原作どおり群像劇にすることに意味はあったと思うが、ここまで参加者を増やすことはどうだったか。のちの宮部みゆきの『理由』(2004)のように、原作に忠実すぎれば映画としては破綻する。
どれとは言わないが、もう少し登場人物を絞り込んだ方が感情移入もしやすく、ドラマの深みも出た気がする。例えば、同じように故人と再会する名作『異人たちとの夏』(1988)で、風間杜夫が一人芝居で泣かせたように。
個人差はあろうが、本作では宝生舞の演技は胸に刺さったが、あとはどれも淡泊か、或いは過剰演技に思えた。
高橋かおりと林泰文の再会は良かったが、何も焚火の前で裸で抱き合うことはない。『潮騒』の百恵・友和のオマージュか。そういえば、『潮騒』には津島恵子も出てたっけ。

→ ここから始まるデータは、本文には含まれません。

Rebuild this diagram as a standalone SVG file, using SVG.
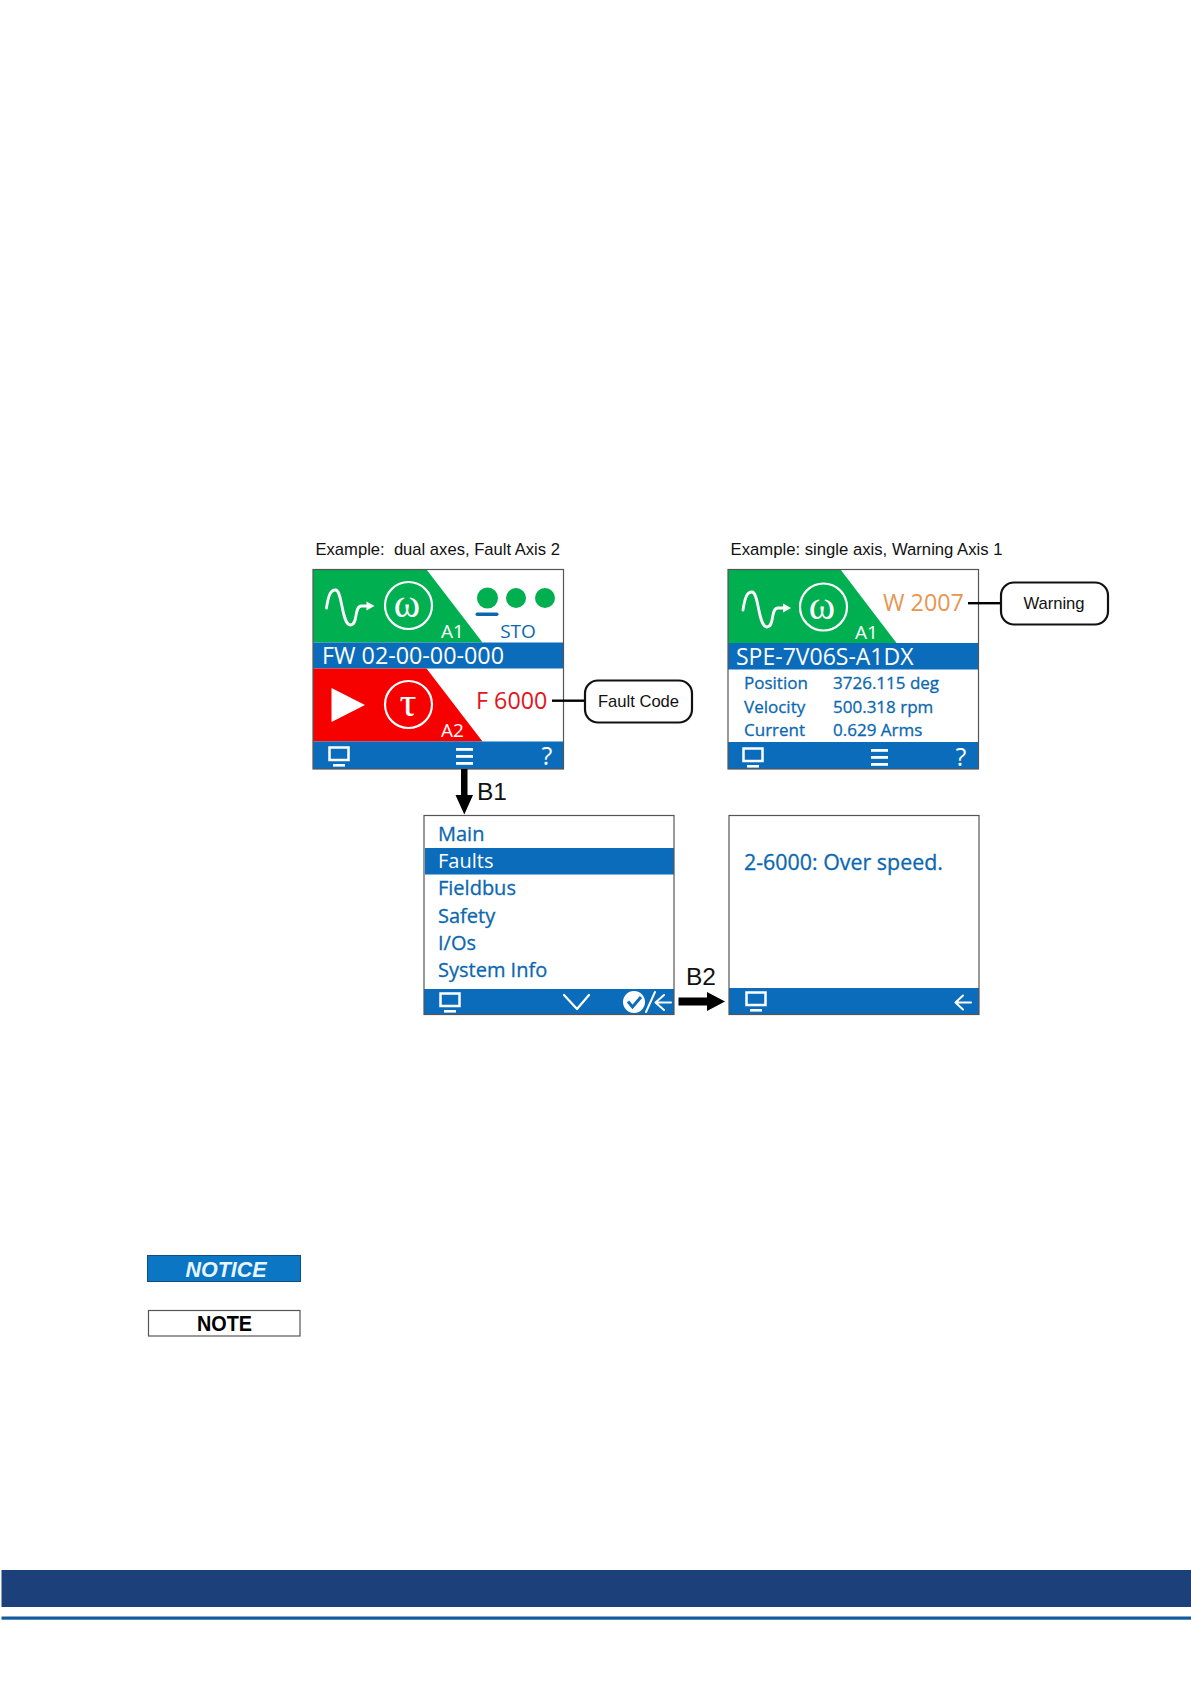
<svg xmlns="http://www.w3.org/2000/svg" width="1191" height="1684" viewBox="0 0 1191 1684">
<style>
.ar{font-family:"Liberation Sans",Arial,sans-serif;fill:#111}
.os{font-family:"Open Sans","Noto Sans",sans-serif}
.bl{fill:#0b68b0;stroke:#0b68b0;stroke-width:.3}
.bar{fill:#0b6cbb}
.fr{fill:none;stroke:#555;stroke-width:1.2}
.w{fill:#fff}
.wl{fill:none;stroke:#fff;stroke-linecap:round;stroke-linejoin:round}
.ic{fill:none;stroke:#fff;stroke-width:2.5}
.call{fill:#fff;stroke:#111;stroke-width:2.2}
.gr{font-family:"Liberation Serif",serif;fill:#fff;text-anchor:middle}
</style>
<defs>
<g id="mon"><rect x="1.5" y="1.5" width="19" height="12.5" class="ic"/><rect x="5" y="18" width="12" height="2.6" class="w"/></g>
<g id="menu"><rect x="0" y="0" width="17" height="2.8" class="w"/><rect x="0" y="7" width="17" height="2.8" class="w"/><rect x="0" y="14" width="17" height="2.8" class="w"/></g>
<g id="wave"><path d="M0 18C2 5 4 0 9 0C16 0 15 35 24 35C32 35 27 16 35 16L41 16" class="wl" stroke-width="2.8"/><path d="M40 11.500L48 16L40 20.500Z" class="w"/></g>
</defs>

<g id="footer"><rect x="1.500" y="1570" width="1189.500" height="37" fill="#1c4079"/><rect x="1.500" y="1616.500" width="1189.500" height="3.200" fill="#155a9c"/></g>

<g id="screen-dual">
<text x="315.500" y="555" class="ar" font-size="16.600" xml:space="preserve" style="white-space:pre">Example:  dual axes, Fault Axis 2</text>
<rect x="313" y="569.500" width="250.500" height="199.500" fill="#fff"/>
<polygon points="313,569.500 426.500,569.500 482.500,642.500 313,642.500" fill="#00b050"/>
<rect x="313" y="642.500" width="250.500" height="26" class="bar"/>
<polygon points="313,668.500 426.500,668.500 482.500,741.500 313,741.500" fill="#f60000"/>
<rect x="313" y="741.500" width="250.500" height="27.500" class="bar"/>
<use href="#wave" x="326.500" y="590"/>
<circle cx="408.500" cy="605.500" r="23.500" fill="none" stroke="#fff" stroke-width="2.200"/>
<text x="407" y="617" class="gr" font-size="40">ω</text>
<text x="441" y="638" class="os w" font-size="19">A1</text>
<circle cx="487.500" cy="598" r="10.500" fill="#00b050"/><circle cx="516" cy="598" r="10" fill="#00b050"/><circle cx="545" cy="598" r="10" fill="#00b050"/>
<rect x="475.500" y="612.500" width="23" height="3.500" rx="1.700" fill="#0b68b0"/>
<text x="518" y="638" text-anchor="middle" class="os" fill="#0b68b0" font-size="19">STO</text>
<text x="322" y="664" class="os w" font-size="23.300">FW 02-00-00-000</text>
<polygon points="331.500,688 365,705 331.500,722" class="w"/>
<circle cx="408.500" cy="704.500" r="23.500" fill="none" stroke="#fff" stroke-width="2.200"/>
<text x="408" y="716" class="gr" font-size="42">τ</text>
<text x="441" y="737" class="os w" font-size="19">A2</text>
<text x="476" y="709" class="os" font-size="23.300" fill="#e5141b">F 6000</text>
<use href="#mon" x="328" y="746"/><use href="#menu" x="456" y="748"/>
<text x="547" y="765" text-anchor="middle" class="os w" font-size="25">?</text>
<rect x="313" y="569.500" width="250.500" height="199.500" class="fr"/>
</g>

<g id="callout-fault">
<rect x="585" y="680.500" width="107" height="42" rx="13" class="call"/>
<text x="638.500" y="707" text-anchor="middle" class="ar" font-size="16.600">Fault Code</text>
</g>

<g id="screen-single">
<text x="730.500" y="555" class="ar" font-size="16.700">Example: single axis, Warning Axis 1</text>
<rect x="728" y="569.500" width="250.500" height="199.500" fill="#fff"/>
<polygon points="728,569.500 840.500,569.500 896.500,643 728,643" fill="#00b050"/>
<rect x="728" y="643" width="250.500" height="26.500" class="bar"/>
<rect x="728" y="742" width="250.500" height="27" class="bar"/>
<use href="#wave" x="743" y="592"/>
<circle cx="823.500" cy="607" r="23.500" fill="none" stroke="#fff" stroke-width="2.200"/>
<text x="822" y="618.500" class="gr" font-size="40">ω</text>
<text x="855" y="639" class="os w" font-size="19">A1</text>
<text x="883" y="611" class="os" font-size="23.300" fill="#e8954f">W 2007</text>
<text x="736" y="664.500" class="os w" font-size="23">SPE-7V06S-A1DX</text>
<g class="os bl" font-size="17">
<text x="744" y="689">Position</text><text x="833" y="689">3726.115 deg</text>
<text x="744" y="713">Velocity</text><text x="833" y="713">500.318 rpm</text>
<text x="744" y="736">Current</text><text x="833" y="736">0.629 Arms</text>
</g>
<use href="#mon" x="742" y="747"/><use href="#menu" x="871" y="749"/>
<text x="961" y="766" text-anchor="middle" class="os w" font-size="25">?</text>
<rect x="728" y="569.500" width="250.500" height="199.500" class="fr"/>
</g>

<g id="callout-warning">
<rect x="1001" y="582.500" width="107" height="42" rx="13" class="call"/>
<text x="1054" y="609" text-anchor="middle" class="ar" font-size="16.600">Warning</text>
</g>

<g id="screen-menu">
<rect x="424" y="815.500" width="250" height="199" fill="#fff"/>
<rect x="425" y="848" width="249" height="26.500" class="bar"/>
<rect x="424" y="989" width="250" height="25.500" class="bar"/>
<g class="os" font-size="20">
<text x="438" y="841" class="bl">Main</text>
<text x="438" y="868" class="w">Faults</text>
<text x="438" y="895" class="bl">Fieldbus</text>
<text x="438" y="923" class="bl">Safety</text>
<text x="438" y="950" class="bl">I/Os</text>
<text x="438" y="977" class="bl">System Info</text>
</g>
<use href="#mon" x="439" y="992"/>
<path d="M564 995L577 1009L589 995" class="wl" stroke-width="2.200"/>
<circle cx="634" cy="1002" r="11" class="w"/>
<path d="M628 1001.500L632.500 1007L641 997" fill="none" stroke="#0b6cbb" stroke-width="3"/>
<path d="M646 1012L655 992" class="wl" stroke-width="2"/>
<path d="M671 1002.500H656M664 995L655.500 1002.500L664 1010" class="wl" stroke-width="2"/>
<rect x="424" y="815.500" width="250" height="199" class="fr"/>
</g>

<g id="screen-detail">
<rect x="729" y="815.500" width="250" height="199" fill="#fff"/>
<rect x="729" y="988" width="250" height="26.500" class="bar"/>
<text x="744" y="870" class="os bl" font-size="21.400">2-6000: Over speed.</text>
<use href="#mon" x="745" y="991"/>
<path d="M971 1002.500H956M963 995.500L955.500 1002.500L963 1009.500" class="wl" stroke-width="2"/>
<rect x="729" y="815.500" width="250" height="199" class="fr"/>
</g>

<g id="connectors" fill="#000" stroke="none">
<rect x="552" y="699.500" width="32" height="2.400"/>
<rect x="968" y="602" width="32" height="2.400"/>
<polygon points="461,769 467.500,769 467.500,795 473,795 464.300,814.500 455.500,795 461,795"/>
<polygon points="678.500,997.500 707,997.500 707,992 725,1001.500 707,1011 707,1005.500 678.500,1005.500"/>
</g>
<text x="477" y="800" class="ar" font-size="24.500">B1</text>
<text x="686" y="985" class="ar" font-size="24.500">B2</text>

<g id="notice">
<rect x="147.500" y="1255.500" width="153" height="26" fill="#0a76c4" stroke="#0d4f80"/>
<text x="226" y="1277" text-anchor="middle" font-family="'Liberation Sans',Arial,sans-serif" font-weight="bold" font-style="italic" font-size="21.500" fill="#e6f5ff">NOTICE</text>
</g>
<g id="note">
<rect x="148.500" y="1310.500" width="151.500" height="25.500" fill="#fff" stroke="#555" stroke-width="1.200"/>
<text x="197" y="1331" textLength="55" lengthAdjust="spacingAndGlyphs" font-family="'Liberation Sans',Arial,sans-serif" font-weight="bold" font-size="21.500" fill="#000">NOTE</text>
</g>
</svg>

大林監督が脱がせの達人なのは知っているが、この作品で話題性のために高橋かおりまで何度か全裸にさせているのは、さすがに今の時代には耐えがたい。そりゃ、大御所に言われたら断れないだろが、脱がなくても、十分主役を張れる演技力だ。
原田知世登場で謎は深まる
さらにいえば、誰にも会わずに船の上で歌っている原田知世も謎だ(脱がせの達人も、角川の看板娘たちには手が出ないのね)。ファンとしては原田知世の登場は嬉しいが、それでもこの作品では浮いている。
誰にも会わないキャラの存在は、本作のテーマと矛盾しないのか。原作未読だが、このキャラはもともと存在しているのだろうか。
原田知世が演じる<わたし>というキャラと、法子(高橋かおり)の親友ルミ(朱門みず穂)は、船の甲板で出会い、会話をする。だが、物語の展開に直接絡まない二人の共演シーンの意味は理解しにくい。
◇
というわけで、船が現れてから去っていくまでの展開には異論もあるが、途中までは新尾道三部作の名にふさわしい盛り上がり方であり、ファンだけが観て喜べばいいトホホな内容の作品ではない。
『ふたり』とは異なる方向性だが、当時の大林ワールドの集大成として、これもまた貴重な一本。見逃さなくて良かった。